> [DATASET CONTENT]
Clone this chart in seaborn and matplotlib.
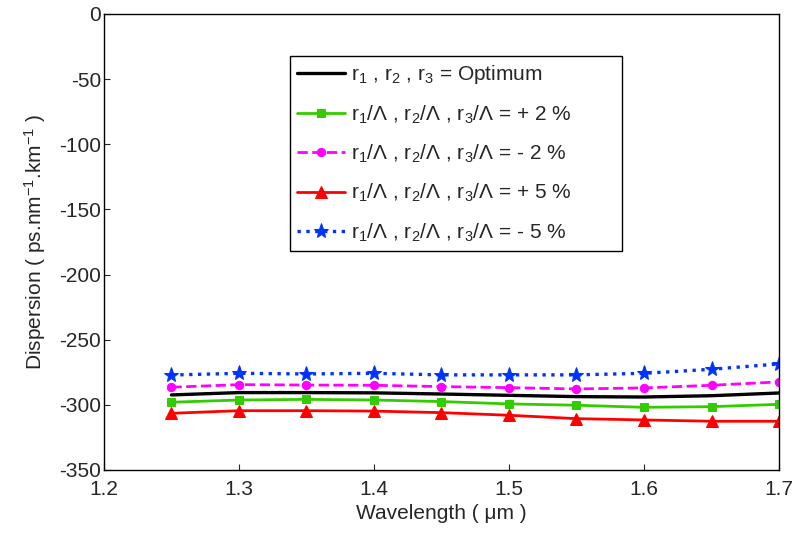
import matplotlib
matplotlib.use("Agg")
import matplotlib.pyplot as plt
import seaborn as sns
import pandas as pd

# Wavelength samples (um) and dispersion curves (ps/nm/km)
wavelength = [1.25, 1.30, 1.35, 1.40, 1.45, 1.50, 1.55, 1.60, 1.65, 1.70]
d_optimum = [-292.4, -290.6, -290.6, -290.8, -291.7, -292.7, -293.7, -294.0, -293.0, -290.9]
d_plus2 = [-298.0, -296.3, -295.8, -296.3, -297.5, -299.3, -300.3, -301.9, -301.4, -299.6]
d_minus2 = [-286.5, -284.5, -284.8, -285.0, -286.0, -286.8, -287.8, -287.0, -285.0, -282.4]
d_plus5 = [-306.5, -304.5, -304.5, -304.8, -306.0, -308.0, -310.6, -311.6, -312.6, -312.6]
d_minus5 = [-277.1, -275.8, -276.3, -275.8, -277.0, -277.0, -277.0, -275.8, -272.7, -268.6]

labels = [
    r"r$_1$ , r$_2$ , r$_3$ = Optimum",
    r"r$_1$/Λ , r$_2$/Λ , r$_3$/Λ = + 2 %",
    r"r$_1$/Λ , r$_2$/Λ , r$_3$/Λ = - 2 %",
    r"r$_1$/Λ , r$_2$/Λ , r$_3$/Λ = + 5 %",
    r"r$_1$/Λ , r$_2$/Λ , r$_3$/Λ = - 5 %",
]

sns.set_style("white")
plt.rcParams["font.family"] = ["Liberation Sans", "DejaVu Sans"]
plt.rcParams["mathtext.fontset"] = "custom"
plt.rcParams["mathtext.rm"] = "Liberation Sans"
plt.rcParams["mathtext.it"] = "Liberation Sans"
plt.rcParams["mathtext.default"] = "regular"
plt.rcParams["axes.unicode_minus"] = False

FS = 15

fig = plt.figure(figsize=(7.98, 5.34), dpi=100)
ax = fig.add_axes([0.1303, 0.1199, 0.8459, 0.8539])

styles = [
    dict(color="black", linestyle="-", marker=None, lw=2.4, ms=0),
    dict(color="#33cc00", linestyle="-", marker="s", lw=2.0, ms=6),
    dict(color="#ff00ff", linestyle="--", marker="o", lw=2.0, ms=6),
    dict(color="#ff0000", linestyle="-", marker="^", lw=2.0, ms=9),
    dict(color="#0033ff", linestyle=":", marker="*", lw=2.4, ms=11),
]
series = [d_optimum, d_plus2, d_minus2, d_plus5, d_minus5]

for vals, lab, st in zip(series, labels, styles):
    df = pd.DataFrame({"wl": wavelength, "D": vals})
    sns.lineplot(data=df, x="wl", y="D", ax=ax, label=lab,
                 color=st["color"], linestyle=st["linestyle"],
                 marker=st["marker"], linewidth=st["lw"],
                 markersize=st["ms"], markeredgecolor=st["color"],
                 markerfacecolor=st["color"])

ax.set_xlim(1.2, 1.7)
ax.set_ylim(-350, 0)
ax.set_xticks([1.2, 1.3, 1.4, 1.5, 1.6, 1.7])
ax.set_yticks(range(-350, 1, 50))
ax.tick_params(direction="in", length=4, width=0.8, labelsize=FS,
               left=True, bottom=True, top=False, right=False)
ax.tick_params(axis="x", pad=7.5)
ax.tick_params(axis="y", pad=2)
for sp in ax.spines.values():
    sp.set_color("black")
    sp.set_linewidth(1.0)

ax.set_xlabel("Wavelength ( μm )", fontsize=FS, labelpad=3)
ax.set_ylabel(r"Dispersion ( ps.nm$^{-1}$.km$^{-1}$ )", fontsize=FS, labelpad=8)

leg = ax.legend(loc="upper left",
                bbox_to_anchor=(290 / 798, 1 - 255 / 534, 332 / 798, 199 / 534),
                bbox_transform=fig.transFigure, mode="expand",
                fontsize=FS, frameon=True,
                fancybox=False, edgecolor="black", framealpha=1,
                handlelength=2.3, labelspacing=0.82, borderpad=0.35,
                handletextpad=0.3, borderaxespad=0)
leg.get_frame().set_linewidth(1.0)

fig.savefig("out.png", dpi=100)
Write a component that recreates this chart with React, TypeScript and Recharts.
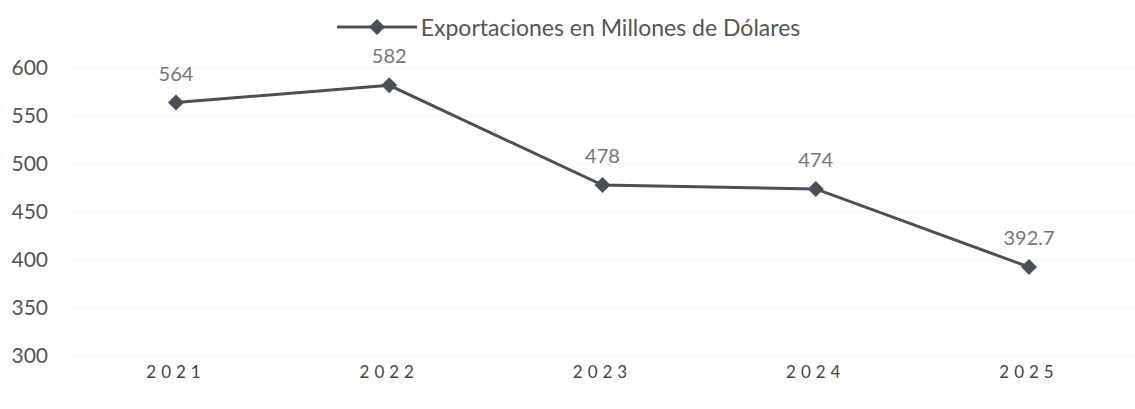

> [REQUIREMENTS] Please transcribe, word for word, every line from the first line of the records above through the line containing "import pandas as pd", and leave out any pictures.

> [THE RESULT]
Clone this chart in seaborn and matplotlib.
import matplotlib
matplotlib.use("Agg")
import matplotlib.pyplot as plt
import seaborn as sns
import pandas as pd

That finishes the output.